JOB:
Repeat everything from the first line of the listing below through the line that contains "df['row'] = [str(i)", exactly. Leave out pictures.

________________

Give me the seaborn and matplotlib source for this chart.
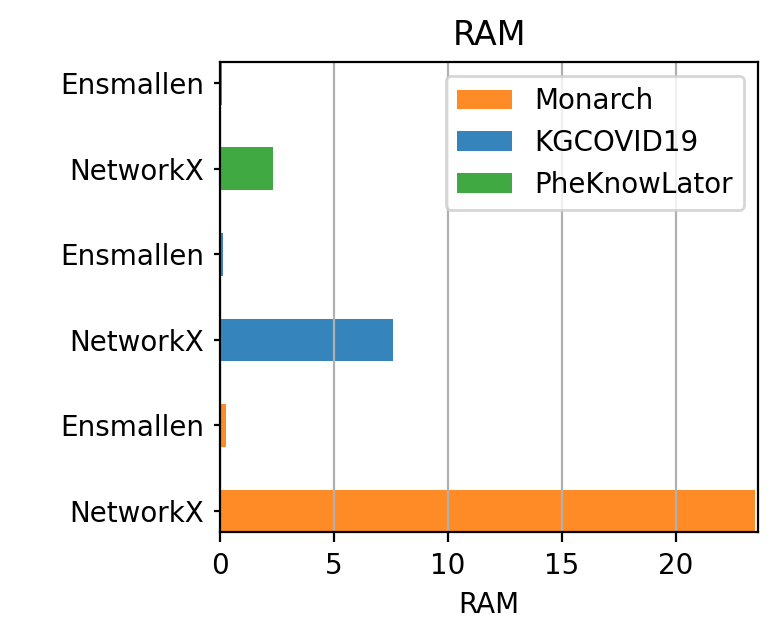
import pandas as pd
import matplotlib.pyplot as plt
import seaborn as sns

# RAM usage per library and graph (rows listed top to bottom)
graphs = ['PheKnowLator', 'PheKnowLator', 'KGCOVID19', 'KGCOVID19', 'Monarch', 'Monarch']
libraries = ['Ensmallen', 'NetworkX', 'Ensmallen', 'NetworkX', 'Ensmallen', 'NetworkX']
ram = [0.08, 2.32, 0.13, 7.57, 0.27, 23.45]

legend_order = ['Monarch', 'KGCOVID19', 'PheKnowLator']
colors = {'Monarch': '#ff7f0e', 'KGCOVID19': '#1f77b4', 'PheKnowLator': '#2ca02c'}


def main():
    df = pd.DataFrame({'graph': graphs, 'library': libraries, 'RAM': ram})
    df['row'] = [str(i) for i in range(len(df))]

    fig, ax = plt.subplots(figsize=(3.9, 3.195), dpi=200)
    fig.subplots_adjust(left=0.282, right=0.972, top=0.903, bottom=0.167)

    sns.barplot(data=df, x='RAM', y='row', hue='graph', hue_order=legend_order,
                palette=colors, dodge=False, width=0.5, saturation=1,
                errorbar=None, alpha=0.9, linewidth=0, orient='h', ax=ax)

    ax.set_yticks(range(len(df)))
    ax.set_yticklabels(df['library'])
    ax.tick_params(axis='y', length=2.2)
    ax.set_ylim(len(df) - 0.75, -0.25)
    ax.set_xlim(0, 23.6)
    ax.set_ylabel('')
    ax.set_xlabel('RAM')
    ax.set_title('RAM')
    ax.grid(axis='x')
    ax.legend(loc='upper right')

    fig.savefig('out.png', dpi=200)
    plt.close('all')


if __name__ == '__main__':
    main()
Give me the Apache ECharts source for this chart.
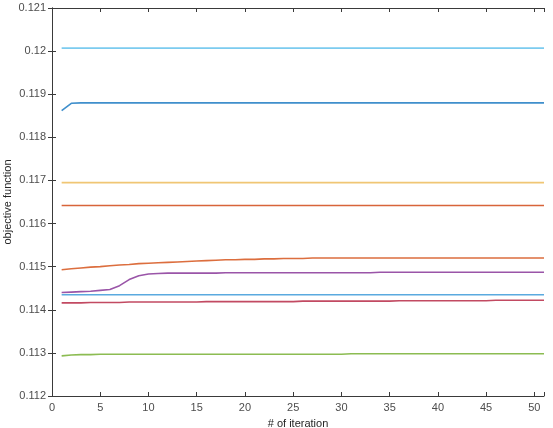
<!DOCTYPE html>
<html>
<head>
<meta charset="utf-8">
<script src="https://cdn.jsdelivr.net/npm/echarts@6/dist/echarts.min.js"></script>
<style>
  html, body { margin: 0; padding: 0; background: #fff; }
  #main { width: 553px; height: 428px; }
</style>
</head>
<body>
<div id="main"></div>
<script>
var iters = [1, 2, 3, 4, 5, 6, 7, 8, 9, 10,
  11, 12, 13, 14, 15, 16, 17, 18, 19, 20,
  21, 22, 23, 24, 25, 26, 27, 28, 29, 30,
  31, 32, 33, 34, 35, 36, 37, 38, 39, 40,
  41, 42, 43, 44, 45, 46, 47, 48, 49, 50,
  51];

var xTicks = [0, 5, 10, 15, 20, 25, 30, 35, 40, 45, 50];
var yTicks = [0.112, 0.113, 0.114, 0.115, 0.116, 0.117, 0.118, 0.119, 0.12, 0.121];

// top light blue line
var runA = [0.12007, 0.12007, 0.12007, 0.12007, 0.12007, 0.12007, 0.12007, 0.12007, 0.12007, 0.12007,
  0.12007, 0.12007, 0.12007, 0.12007, 0.12007, 0.12007, 0.12007, 0.12007, 0.12007, 0.12007,
  0.12007, 0.12007, 0.12007, 0.12007, 0.12007, 0.12007, 0.12007, 0.12007, 0.12007, 0.12007,
  0.12007, 0.12007, 0.12007, 0.12007, 0.12007, 0.12007, 0.12007, 0.12007, 0.12007, 0.12007,
  0.12007, 0.12007, 0.12007, 0.12007, 0.12007, 0.12007, 0.12007, 0.12007, 0.12007, 0.12007,
  0.12007];

var runB = [0.11862, 0.11879, 0.11880, 0.11880, 0.11880, 0.11880, 0.11880, 0.11880, 0.11880, 0.11880,
  0.11880, 0.11880, 0.11880, 0.11880, 0.11880, 0.11880, 0.11880, 0.11880, 0.11880, 0.11880,
  0.11880, 0.11880, 0.11880, 0.11880, 0.11880, 0.11880, 0.11880, 0.11880, 0.11880, 0.11880,
  0.11880, 0.11880, 0.11880, 0.11880, 0.11880, 0.11880, 0.11880, 0.11880, 0.11880, 0.11880,
  0.11880, 0.11880, 0.11880, 0.11880, 0.11880, 0.11880, 0.11880, 0.11880, 0.11880, 0.11880,
  0.11880];

var runC = [0.11695, 0.11695, 0.11695, 0.11695, 0.11695, 0.11695, 0.11695, 0.11695, 0.11695, 0.11695,
  0.11695, 0.11695, 0.11695, 0.11695, 0.11695, 0.11695, 0.11695, 0.11695, 0.11695, 0.11695,
  0.11695, 0.11695, 0.11695, 0.11695, 0.11695, 0.11695, 0.11695, 0.11695, 0.11695, 0.11695,
  0.11695, 0.11695, 0.11695, 0.11695, 0.11695, 0.11695, 0.11695, 0.11695, 0.11695, 0.11695,
  0.11695, 0.11695, 0.11695, 0.11695, 0.11695, 0.11695, 0.11695, 0.11695, 0.11695, 0.11695,
  0.11695];

var runD = [0.11642, 0.11642, 0.11642, 0.11642, 0.11642, 0.11642, 0.11642, 0.11642, 0.11642, 0.11642,
  0.11642, 0.11642, 0.11642, 0.11642, 0.11642, 0.11642, 0.11642, 0.11642, 0.11642, 0.11642,
  0.11642, 0.11642, 0.11642, 0.11642, 0.11642, 0.11642, 0.11642, 0.11642, 0.11642, 0.11642,
  0.11642, 0.11642, 0.11642, 0.11642, 0.11642, 0.11642, 0.11642, 0.11642, 0.11642, 0.11642,
  0.11642, 0.11642, 0.11642, 0.11642, 0.11642, 0.11642, 0.11642, 0.11642, 0.11642, 0.11642,
  0.11642];

var runE = [0.11493, 0.11495, 0.11497, 0.11499, 0.11500, 0.11502, 0.11504, 0.11505, 0.11507, 0.11508,
  0.11509, 0.11510, 0.11511, 0.11512, 0.11513, 0.11514, 0.11515, 0.11516, 0.11516, 0.11517,
  0.11517, 0.11518, 0.11518, 0.11519, 0.11519, 0.11519, 0.11520, 0.11520, 0.11520, 0.11520,
  0.11520, 0.11520, 0.11520, 0.11520, 0.11520, 0.11520, 0.11520, 0.11520, 0.11520, 0.11520,
  0.11520, 0.11520, 0.11520, 0.11520, 0.11520, 0.11520, 0.11520, 0.11520, 0.11520, 0.11520,
  0.11520];

var runF = [0.11440, 0.11441, 0.11442, 0.11443, 0.11445, 0.11447, 0.11456, 0.11470, 0.11479, 0.11483,
  0.11484, 0.11485, 0.11485, 0.11485, 0.11485, 0.11485, 0.11485, 0.11486, 0.11486, 0.11486,
  0.11486, 0.11486, 0.11486, 0.11486, 0.11486, 0.11486, 0.11486, 0.11486, 0.11486, 0.11486,
  0.11486, 0.11486, 0.11486, 0.11487, 0.11487, 0.11487, 0.11487, 0.11487, 0.11487, 0.11487,
  0.11487, 0.11487, 0.11487, 0.11487, 0.11487, 0.11487, 0.11487, 0.11487, 0.11487, 0.11487,
  0.11487];

var runG = [0.11435, 0.11435, 0.11435, 0.11435, 0.11435, 0.11435, 0.11435, 0.11435, 0.11435, 0.11435,
  0.11435, 0.11435, 0.11435, 0.11435, 0.11435, 0.11435, 0.11435, 0.11435, 0.11435, 0.11435,
  0.11435, 0.11435, 0.11435, 0.11435, 0.11435, 0.11435, 0.11435, 0.11435, 0.11435, 0.11435,
  0.11435, 0.11435, 0.11435, 0.11435, 0.11435, 0.11435, 0.11435, 0.11435, 0.11435, 0.11435,
  0.11435, 0.11435, 0.11435, 0.11435, 0.11435, 0.11435, 0.11435, 0.11435, 0.11435, 0.11435,
  0.11435];

var runH = [0.11416, 0.11416, 0.11416, 0.11417, 0.11417, 0.11417, 0.11417, 0.11418, 0.11418, 0.11418,
  0.11418, 0.11418, 0.11418, 0.11418, 0.11418, 0.11419, 0.11419, 0.11419, 0.11419, 0.11419,
  0.11419, 0.11419, 0.11419, 0.11419, 0.11419, 0.11420, 0.11420, 0.11420, 0.11420, 0.11420,
  0.11420, 0.11420, 0.11420, 0.11420, 0.11420, 0.11421, 0.11421, 0.11421, 0.11421, 0.11421,
  0.11421, 0.11421, 0.11421, 0.11421, 0.11421, 0.11422, 0.11422, 0.11422, 0.11422, 0.11422,
  0.11422];

var runI = [0.11293, 0.11295, 0.11296, 0.11296, 0.11297, 0.11297, 0.11297, 0.11297, 0.11297, 0.11297,
  0.11297, 0.11297, 0.11297, 0.11297, 0.11297, 0.11297, 0.11297, 0.11297, 0.11297, 0.11297,
  0.11297, 0.11297, 0.11297, 0.11297, 0.11297, 0.11297, 0.11297, 0.11297, 0.11297, 0.11297,
  0.11298, 0.11298, 0.11298, 0.11298, 0.11298, 0.11298, 0.11298, 0.11298, 0.11298, 0.11298,
  0.11298, 0.11298, 0.11298, 0.11298, 0.11298, 0.11298, 0.11298, 0.11298, 0.11298, 0.11298,
  0.11298];

var runs = [runB, runE, runC, runF, runI, runA, runH, runG, runD];
var colors = ['#3f8fcc', '#dc6e3e', '#f0c674', '#9a55a8', '#8cbc52', '#7ccbef', '#c24a62', '#5aaadf', '#d8643a'];

function pairs(ys) {
  var out = [];
  for (var i = 0; i < iters.length; i++) out.push([iters[i], ys[i]]);
  return out;
}

var myChart = echarts.init(document.getElementById('main'));

var labelFont = { fontFamily: 'Liberation Sans, Arial, sans-serif', fontSize: 11, color: '#4d4d4d' };
var nameFont = { fontFamily: 'Liberation Sans, Arial, sans-serif', fontSize: 11, color: '#262626' };
var lineStyle = { color: '#3a3a3a', width: 1 };

var option = {
  animation: false,
  grid: { left: 52, right: 9, top: 8, bottom: 32, outerBoundsMode: 'none' },
  xAxis: [
    {
      type: 'value', min: 0, max: 51, interval: 5, position: 'bottom',
      name: '# of iteration', nameLocation: 'middle', nameGap: 22, nameMoveOverlap: false,
      nameTextStyle: nameFont,
      axisLine: { show: true, lineStyle: lineStyle },
      axisTick: { show: true, inside: true, length: 4, lineStyle: lineStyle },
      splitLine: { show: false },
      axisLabel: Object.assign({ margin: 6, formatter: function (v) {
        return xTicks.indexOf(v) >= 0 ? String(v) : '';
      } }, labelFont)
    },
    {
      type: 'value', min: 0, max: 51, interval: 5, position: 'top',
      axisLine: { show: true, lineStyle: lineStyle },
      axisTick: { show: true, inside: true, length: 4, lineStyle: lineStyle },
      splitLine: { show: false },
      axisLabel: { show: false }
    }
  ],
  yAxis: [
    {
      type: 'value', min: 0.112, max: 0.121, interval: 0.001, position: 'left',
      name: 'objective function', nameLocation: 'middle', nameGap: 39, nameMoveOverlap: false,
      nameTextStyle: nameFont,
      axisLine: { show: true, lineStyle: lineStyle },
      axisTick: { show: true, inside: true, length: 4, lineStyle: lineStyle },
      splitLine: { show: false },
      axisLabel: Object.assign({ margin: 6, formatter: function (v) {
        var r = Math.round(v * 1000) / 1000;
        return yTicks.indexOf(r) >= 0 ? String(r) : '';
      } }, labelFont)
    },
    {
      type: 'value', min: 0.112, max: 0.121, interval: 0.001, position: 'right',
      axisLine: { show: true, lineStyle: lineStyle },
      axisTick: { show: true, inside: true, length: 4, lineStyle: lineStyle },
      splitLine: { show: false },
      axisLabel: { show: false }
    }
  ],
  series: runs.map(function (r, i) {
    return {
      type: 'line',
      data: pairs(r),
      showSymbol: false,
      smooth: false,
      lineStyle: { color: colors[i], width: 1.6 },
      itemStyle: { color: colors[i] }
    };
  })
};

myChart.setOption(option);
</script>
</body>
</html>
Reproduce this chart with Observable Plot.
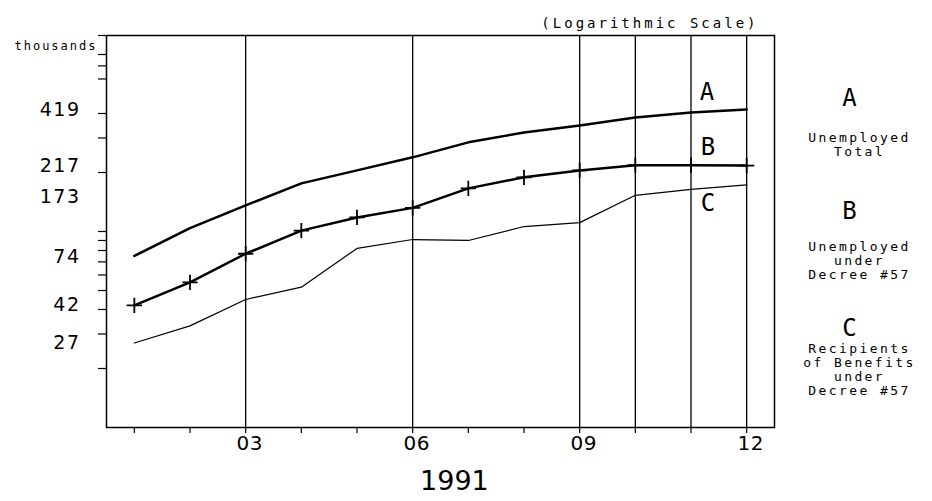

________________

EXPECTED OUTPUT:
Give me the seaborn and matplotlib source for this chart.
import pandas as pd
import matplotlib.pyplot as plt
import seaborn as sns

# RAM usage per library and graph (rows listed top to bottom)
graphs = ['PheKnowLator', 'PheKnowLator', 'KGCOVID19', 'KGCOVID19', 'Monarch', 'Monarch']
libraries = ['Ensmallen', 'NetworkX', 'Ensmallen', 'NetworkX', 'Ensmallen', 'NetworkX']
ram = [0.08, 2.32, 0.13, 7.57, 0.27, 23.45]

legend_order = ['Monarch', 'KGCOVID19', 'PheKnowLator']
colors = {'Monarch': '#ff7f0e', 'KGCOVID19': '#1f77b4', 'PheKnowLator': '#2ca02c'}


def main():
    df = pd.DataFrame({'graph': graphs, 'library': libraries, 'RAM': ram})
    df['row'] = [str(i) for i in range(len(df))]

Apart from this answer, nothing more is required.